# To be done:
Transcribe the data in full and exactly, omitting any pictures.

# Information shown:

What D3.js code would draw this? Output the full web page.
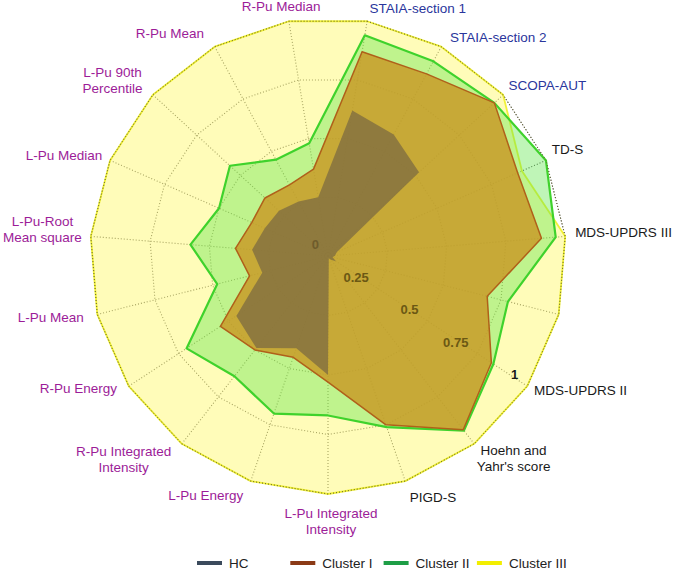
<!DOCTYPE html>
<html>
<head>
<meta charset="utf-8">
<script src="https://cdn.jsdelivr.net/npm/d3@7"></script>
<style>
  body { margin: 0; background: #fff; }
  svg { display: block; font-family: "Liberation Sans", Arial, sans-serif; }
  .axis-label { font-size: 13.5px; }
  .tick-label { font-size: 13px; font-weight: bold; }
  .legend text { font-size: 13.5px; fill: #222; }
</style>
</head>
<body>
<svg width="676" height="572"></svg>
<script>
// **** data ****

var axes = ["STAIA-section 1", "STAIA-section 2", "SCOPA-AUT", "TD-S", "MDS-UPDRS III", "",
    "MDS-UPDRS II", "Hoehn and\nYahr's score", "PIGD-S", "L-Pu Integrated\nIntensity", "L-Pu Energy",
    "R-Pu Integrated\nIntensity", "R-Pu Energy", "L-Pu Mean", "L-Pu-Root\nMean square", "L-Pu Median",
    "L-Pu 90th\nPercentile", "R-Pu Mean", "R-Pu Median"];

var hc         = [0.62, 0.58, 0.52, 0.04, 0.03, 0.02, 0.04, 0.02, 0.01, 0.50, 0.41, 0.49, 0.46, 0.285, 0.32, 0.29, 0.28, 0.26, 0.25];
var clusterI   = [0.87, 0.87, 0.95, 0.87, 0.90, 0.69, 0.82, 0.925, 0.75, 0.53, 0.45, 0.50, 0.54, 0.34, 0.39, 0.35, 0.36, 0.34, 0.37];
var clusterII  = [0.94, 0.93, 0.95, 1.00, 0.96, 0.78, 0.83, 0.93, 0.76, 0.67, 0.70, 0.64, 0.71, 0.48, 0.58, 0.50, 0.56, 0.46, 0.48];
var clusterIII = [1, 1, 1, 0.89, 1, 1, 1, 1, 1, 1, 1, 1, 1, 1, 1, 1, 1, 1, 1];

var ticks = [0, 0.25, 0.5, 0.75, 1];
var seriesNames = ["HC", "Cluster I", "Cluster II", "Cluster III"];

// **** layout ****

var cx = 328, cy = 256, R = 238;
var n = axes.length;
var step = 2 * Math.PI / n;

var rScale = d3.scaleLinear().domain([0, 1]).range([0, R]);
var aScale = d3.scaleLinear().domain([0, n]).range([step / 2, step / 2 + 2 * Math.PI]);

// small hand nudges for axis labels [dx, dy]
var nudge = {0: [0, 1], 1: [2, 3], 2: [-5, 0], 3: [-7, -5], 4: [-4, -3], 6: [-5, -3], 7: [-6, 4],
    8: [0, -2], 9: [3, 0], 10: [-3, -4], 11: [-2, 5], 12: [0, -5], 14: [5, -6], 15: [5, 1],
    16: [0, -5], 17: [-4, -1], 18: [34, -0.5]};

var svg = d3.select("svg");
var g = svg.append("g").attr("transform", "translate(" + cx + "," + cy + ")");

var radial = d3.lineRadial()
    .angle(function(d, i) { return aScale(i); })
    .radius(function(d) { return rScale(d); })
    .curve(d3.curveLinearClosed);

function ring(t) {
    return radial(axes.map(function() { return t; }));
}

// grid rings and spokes
ticks.filter(function(t) { return t > 0; }).forEach(function(t) {
    g.append("path")
        .attr("d", ring(t))
        .attr("fill", "none")
        .attr("stroke", "#4a4a4a")
        .attr("stroke-width", 1.1)
        .attr("stroke-dasharray", "1,2");
});

g.selectAll("line.spoke")
    .data(axes)
    .enter()
    .append("line")
    .attr("class", "spoke")
    .attr("x1", 0).attr("y1", 0)
    .attr("x2", function(d, i) { return rScale(1) * Math.sin(aScale(i)); })
    .attr("y2", function(d, i) { return -rScale(1) * Math.cos(aScale(i)); })
    .attr("stroke", "#4a4a4a")
    .attr("stroke-width", 1.1)
    .attr("stroke-dasharray", "1,2");

// series polygons, back to front
var layers = [
    {values: clusterIII, fill: "#fffa78", fo: 0.52, stroke: "#eeee10", sw: 1.8, so: 0.8},
    {values: clusterII, fill: "#5ee64a", fo: 0.4, stroke: "#3fd22c", sw: 2.2, so: 1},
    {values: clusterI, fill: "#c89b28", fo: 0.85, stroke: "#b0601a", sw: 1.5, so: 1},
    {values: hc, fill: "#776641", fo: 0.7, stroke: "none", sw: 0, so: 1}
];

layers.forEach(function(l) {
    g.append("path")
        .attr("d", radial(l.values))
        .attr("fill", l.fill)
        .attr("fill-opacity", l.fo)
        .attr("stroke", l.stroke)
        .attr("stroke-width", l.sw)
        .attr("stroke-opacity", l.so)
        .attr("stroke-linejoin", "round");
});

// outer ring dots sit on top of the yellow border
g.append("path")
    .attr("d", ring(1))
    .attr("fill", "none")
    .attr("stroke", "#6b6a30")
    .attr("stroke-width", 1)
    .attr("stroke-dasharray", "1,2");

// tick labels along the MDS-UPDRS II axis
var tickAxis = 6;
g.selectAll("text.tick-label")
    .data(ticks)
    .enter()
    .append("text")
    .attr("class", "tick-label")
    .attr("text-anchor", "end")
    .attr("x", function(d) { return rScale(d) * Math.sin(aScale(tickAxis)) - 9; })
    .attr("y", function(d) { return -rScale(d) * Math.cos(aScale(tickAxis)) - 7; })
    .attr("fill", function(d) {
        if (d === 0) return "#6e5c2c";
        if (d === 1) return "#1a1a1a";
        return "#6b5814";
    })
    .text(function(d) { return d; });

// axis labels
function labelColor(i) {
    if (i <= 2) return "#2a369c";
    if (i <= 8) return "#1a1a1a";
    return "#9c1c98";
}

var labelR = R + 14;
axes.forEach(function(label, i) {
    if (!label) return;
    var a = aScale(i);
    var s = Math.sin(a), c = Math.cos(a);
    var nd = nudge[i] || [0, 0];
    var x = labelR * s + nd[0];
    var y = -labelR * c + nd[1];
    var lines = label.split("\n");
    var lh = 16;
    var anchor = s > 0.05 ? "start" : (s < -0.05 ? "end" : "middle");

    var t = g.append("text")
        .attr("class", "axis-label")
        .attr("fill", labelColor(i));

    var y0;
    if (c < -0.9) y0 = y + 10;
    else y0 = y + 4.5 - (lines.length - 1) * lh / 2;

    var spans = lines.map(function(line, j) {
        return t.append("tspan").attr("y", y0 + j * lh).text(line);
    });

    if (lines.length > 1) {
        var w = d3.max(spans, function(sp) { return sp.node().getComputedTextLength(); });
        var mx = anchor === "start" ? x + w / 2 : (anchor === "end" ? x - w / 2 : x);
        t.attr("text-anchor", "middle");
        spans.forEach(function(sp) { sp.attr("x", mx); });
    } else {
        t.attr("text-anchor", anchor);
        spans.forEach(function(sp) { sp.attr("x", x); });
    }
});

// legend
var legendColors = ["#3b4a5c", "#8b3a16", "#1e9e46", "#f2ee00"];
var legend = svg.append("g").attr("class", "legend")
    .attr("transform", "translate(197,563)");

var item = legend.selectAll("g.item")
    .data(seriesNames)
    .enter()
    .append("g")
    .attr("class", "item")
    .attr("transform", function(d, i) { return "translate(" + (i * 93.3) + ",0)"; });

item.append("line")
    .attr("x1", 0).attr("x2", 25)
    .attr("y1", 0).attr("y2", 0)
    .attr("stroke", function(d, i) { return legendColors[i]; })
    .attr("stroke-width", 4);

item.append("text")
    .attr("x", 32)
    .attr("y", 5)
    .text(function(d) { return d; });
</script>
</body>
</html>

# Result for this task:
What D3.js code would draw this? Output the full web page.
<!DOCTYPE html>
<html>
<head>
<meta charset="utf-8">
<script src="https://cdn.jsdelivr.net/npm/d3@7"></script>
<style>
  body { margin: 0; background: #fff; }
  svg { display: block; font-family: "Liberation Sans", Arial, sans-serif; }
  .axis-label { font-size: 13.5px; }
  .tick-label { font-size: 13px; font-weight: bold; }
  .legend text { font-size: 13.5px; fill: #222; }
</style>
</head>
<body>
<svg width="676" height="572"></svg>
<script>
// **** data ****

var axes = ["STAIA-section 1", "STAIA-section 2", "SCOPA-AUT", "TD-S", "MDS-UPDRS III", "",
    "MDS-UPDRS II", "Hoehn and\nYahr's score", "PIGD-S", "L-Pu Integrated\nIntensity", "L-Pu Energy",
    "R-Pu Integrated\nIntensity", "R-Pu Energy", "L-Pu Mean", "L-Pu-Root\nMean square", "L-Pu Median",
    "L-Pu 90th\nPercentile", "R-Pu Mean", "R-Pu Median"];

var hc         = [0.62, 0.58, 0.52, 0.04, 0.03, 0.02, 0.04, 0.02, 0.01, 0.50, 0.41, 0.49, 0.46, 0.285, 0.32, 0.29, 0.28, 0.26, 0.25];
var clusterI   = [0.87, 0.87, 0.95, 0.87, 0.90, 0.69, 0.82, 0.925, 0.75, 0.53, 0.45, 0.50, 0.54, 0.34, 0.39, 0.35, 0.36, 0.34, 0.37];
var clusterII  = [0.94, 0.93, 0.95, 1.00, 0.96, 0.78, 0.83, 0.93, 0.76, 0.67, 0.70, 0.64, 0.71, 0.48, 0.58, 0.50, 0.56, 0.46, 0.48];
var clusterIII = [1, 1, 1, 0.89, 1, 1, 1, 1, 1, 1, 1, 1, 1, 1, 1, 1, 1, 1, 1];

var ticks = [0, 0.25, 0.5, 0.75, 1];
var seriesNames = ["HC", "Cluster I", "Cluster II", "Cluster III"];

// **** layout ****

var cx = 328, cy = 256, R = 238;
var n = axes.length;
var step = 2 * Math.PI / n;

var rScale = d3.scaleLinear().domain([0, 1]).range([0, R]);
var aScale = d3.scaleLinear().domain([0, n]).range([step / 2, step / 2 + 2 * Math.PI]);

// small hand nudges for axis labels [dx, dy]
var nudge = {0: [0, 1], 1: [2, 3], 2: [-5, 0], 3: [-7, -5], 4: [-4, -3], 6: [-5, -3], 7: [-6, 4],
    8: [0, -2], 9: [3, 0], 10: [-3, -4], 11: [-2, 5], 12: [0, -5], 14: [5, -6], 15: [5, 1],
    16: [0, -5], 17: [-4, -1], 18: [34, -0.5]};

var svg = d3.select("svg");
var g = svg.append("g").attr("transform", "translate(" + cx + "," + cy + ")");

var radial = d3.lineRadial()
    .angle(function(d, i) { return aScale(i); })
    .radius(function(d) { return rScale(d); })
    .curve(d3.curveLinearClosed);

function ring(t) {
    return radial(axes.map(function() { return t; }));
}

// grid rings and spokes
ticks.filter(function(t) { return t > 0; }).forEach(function(t) {
    g.append("path")
        .attr("d", ring(t))
        .attr("fill", "none")
        .attr("stroke", "#4a4a4a")
        .attr("stroke-width", 1.1)
        .attr("stroke-dasharray", "1,2");
});

g.selectAll("line.spoke")
    .data(axes)
    .enter()
    .append("line")
    .attr("class", "spoke")
    .attr("x1", 0).attr("y1", 0)
    .attr("x2", function(d, i) { return rScale(1) * Math.sin(aScale(i)); })
    .attr("y2", function(d, i) { return -rScale(1) * Math.cos(aScale(i)); })
    .attr("stroke", "#4a4a4a")
    .attr("stroke-width", 1.1)
    .attr("stroke-dasharray", "1,2");

// series polygons, back to front
var layers = [
    {values: clusterIII, fill: "#fffa78", fo: 0.52, stroke: "#eeee10", sw: 1.8, so: 0.8},
    {values: clusterII, fill: "#5ee64a", fo: 0.4, stroke: "#3fd22c", sw: 2.2, so: 1},
    {values: clusterI, fill: "#c89b28", fo: 0.85, stroke: "#b0601a", sw: 1.5, so: 1},
    {values: hc, fill: "#776641", fo: 0.7, stroke: "none", sw: 0, so: 1}
];

layers.forEach(function(l) {
    g.append("path")
        .attr("d", radial(l.values))
        .attr("fill", l.fill)
        .attr("fill-opacity", l.fo)
        .attr("stroke", l.stroke)
        .attr("stroke-width", l.sw)
        .attr("stroke-opacity", l.so)
        .attr("stroke-linejoin", "round");
});

// outer ring dots sit on top of the yellow border
g.append("path")
    .attr("d", ring(1))
    .attr("fill", "none")
    .attr("stroke", "#6b6a30")
    .attr("stroke-width", 1)
    .attr("stroke-dasharray", "1,2");

// tick labels along the MDS-UPDRS II axis
var tickAxis = 6;
g.selectAll("text.tick-label")
    .data(ticks)
    .enter()
    .append("text")
    .attr("class", "tick-label")
    .attr("text-anchor", "end")
    .attr("x", function(d) { return rScale(d) * Math.sin(aScale(tickAxis)) - 9; })
    .attr("y", function(d) { return -rScale(d) * Math.cos(aScale(tickAxis)) - 7; })
    .attr("fill", function(d) {
        if (d === 0) return "#6e5c2c";
        if (d === 1) return "#1a1a1a";
        return "#6b5814";
    })
    .text(function(d) { return d; });

// axis labels
function labelColor(i) {
    if (i <= 2) return "#2a369c";
    if (i <= 8) return "#1a1a1a";
    return "#9c1c98";
}

var labelR = R + 14;
axes.forEach(function(label, i) {
    if (!label) return;
    var a = aScale(i);
    var s = Math.sin(a), c = Math.cos(a);
    var nd = nudge[i] || [0, 0];
    var x = labelR * s + nd[0];
    var y = -labelR * c + nd[1];
    var lines = label.split("\n");
    var lh = 16;
    var anchor = s > 0.05 ? "start" : (s < -0.05 ? "end" : "middle");

    var t = g.append("text")
        .attr("class", "axis-label")
        .attr("fill", labelColor(i));

    var y0;
    if (c < -0.9) y0 = y + 10;
    else y0 = y + 4.5 - (lines.length - 1) * lh / 2;

    var spans = lines.map(function(line, j) {
        return t.append("tspan").attr("y", y0 + j * lh).text(line);
    });

    if (lines.length > 1) {
        var w = d3.max(spans, function(sp) { return sp.node().getComputedTextLength(); });
        var mx = anchor === "start" ? x + w / 2 : (anchor === "end" ? x - w / 2 : x);
        t.attr("text-anchor", "middle");
        spans.forEach(function(sp) { sp.attr("x", mx); });
    } else {
        t.attr("text-anchor", anchor);
        spans.forEach(function(sp) { sp.attr("x", x); });
    }
});

// legend
var legendColors = ["#3b4a5c", "#8b3a16", "#1e9e46", "#f2ee00"];
var legend = svg.append("g").attr("class", "legend")
    .attr("transform", "translate(197,563)");

var item = legend.selectAll("g.item")
    .data(seriesNames)
    .enter()
    .append("g")
    .attr("class", "item")
    .attr("transform", function(d, i) { return "translate(" + (i * 93.3) + ",0)"; });

item.append("line")
    .attr("x1", 0).attr("x2", 25)
    .attr("y1", 0).attr("y2", 0)
    .attr("stroke", function(d, i) { return legendColors[i]; })
    .attr("stroke-width", 4);

item.append("text")
    .attr("x", 32)
    .attr("y", 5)
    .text(function(d) { return d; });
</script>
</body>
</html>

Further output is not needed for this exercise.